First of the Ironclads “There came from behind the Minnesota a cheese-box on a shingle. It had lain there hidden by her bulk since midnight. It was it’s single light that we had watched and thought no more of! A cheese-box on a shingle – and now it darted into the open as though a boy’s arm had sent it! It was little beside the Minnesota. It was little even beside the turtle. There was a silence when we saw it, a silence of astonishment. It had come so quietly upon the scene – a deus ex machina, indeed, dropped from the clouds between us and our prey. In a moment we knew it for the Ericsson – the looked-for other ironclad we knew to be a-building. The Monitor, they call it….”
Taken from Margret Johnson’s novel The Long Roll published in 1911
On March 8, 1862, the first steam-powered Ironclad warship of the Confederate army, The CSS Virginia (formerly the USS Merrimack) ushered in a new era of naval warfare when it attacked a blockading Union fleet and destroyed two Union vessels, the Cumberland and the Congress, at what became known as the Battle of Hampton Roads.
The Virginia’s thick metal casing, which withstood a fierce bombardment from several Union vessels, sounded the death-knell for the traditional wooden built war ships. The next day, the Union’s own Ironclad – the USS Monitor – engaged the Virginia in a heated day long battle.
With shells bouncing off the armor of each, the two ironclads continually tried to ram each other, the battle eventually ending in stalemate. This was the very first engagement of two Ironclad ships and the battle made headlines around the world.
During the summer of 1862 the Monitor remained in Virginia, plying the waters around Norfolk and Hampton Roads. At one point it sailed up the James River to bombard Confederate positions.
As the Monitor’s commander, Lieutenant John Worden, had been wounded during the fight with the CSS Virginia, a new commander, Captain William Nicholson Jeffers was assigned to the ship.
Jeffers was known as a scientifically-minded naval officer, and had written several books on subjects such as naval gunnery and navigation. In this photograph, captured on a glass negative by photographer James F. Gibson in 1862, he relaxes on the deck of the Monitor.
Note the large dent to the right of Jeffers, a result of a cannonball fired by CSS Virginia.
Marines of the USS Galena relax on the side-rail of their ship following action at Drewry’s Bluff in 1862. The Union attempt to move up the James River for a reconnaissance in force of the defenses leading to Richmond was repulsed at the bluffs.
The action was notable for the Marines on two counts. It saw US Marines in combat against their Confederate counterparts - an even smaller organization that the USMC - and also saw Cpl. John Mackie win the Medal of Honor when he and his detachment came up to service a gun on the USS Galena after its crew had all been taken out of action.
Although the Battle of Hampton Roads was an inconclusive and minor engagement as far the flow of the war was, it was a simply revolutionary battle for the evolution of naval warfare as the first clash between ironclad warships.

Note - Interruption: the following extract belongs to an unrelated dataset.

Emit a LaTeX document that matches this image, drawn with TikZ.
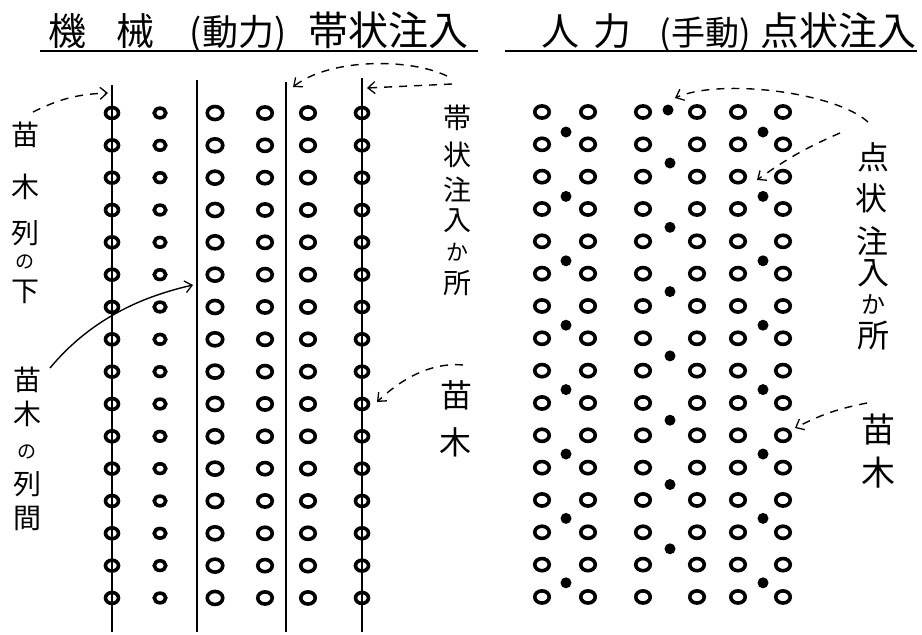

The Monitor-style design proved enduring, and many Civil War era ships remained in reserve for decades, such as the USS Jason, seen here when she was recommisioned for coastal patrol during the Spanish-American War.
Although an effective design for coastal combat, the USS Monitor was not suited to the high seas, and while under tow by the USS Rhode Island on December 31, 1862, she foundered in heavy seas and went down with 16 of her crew.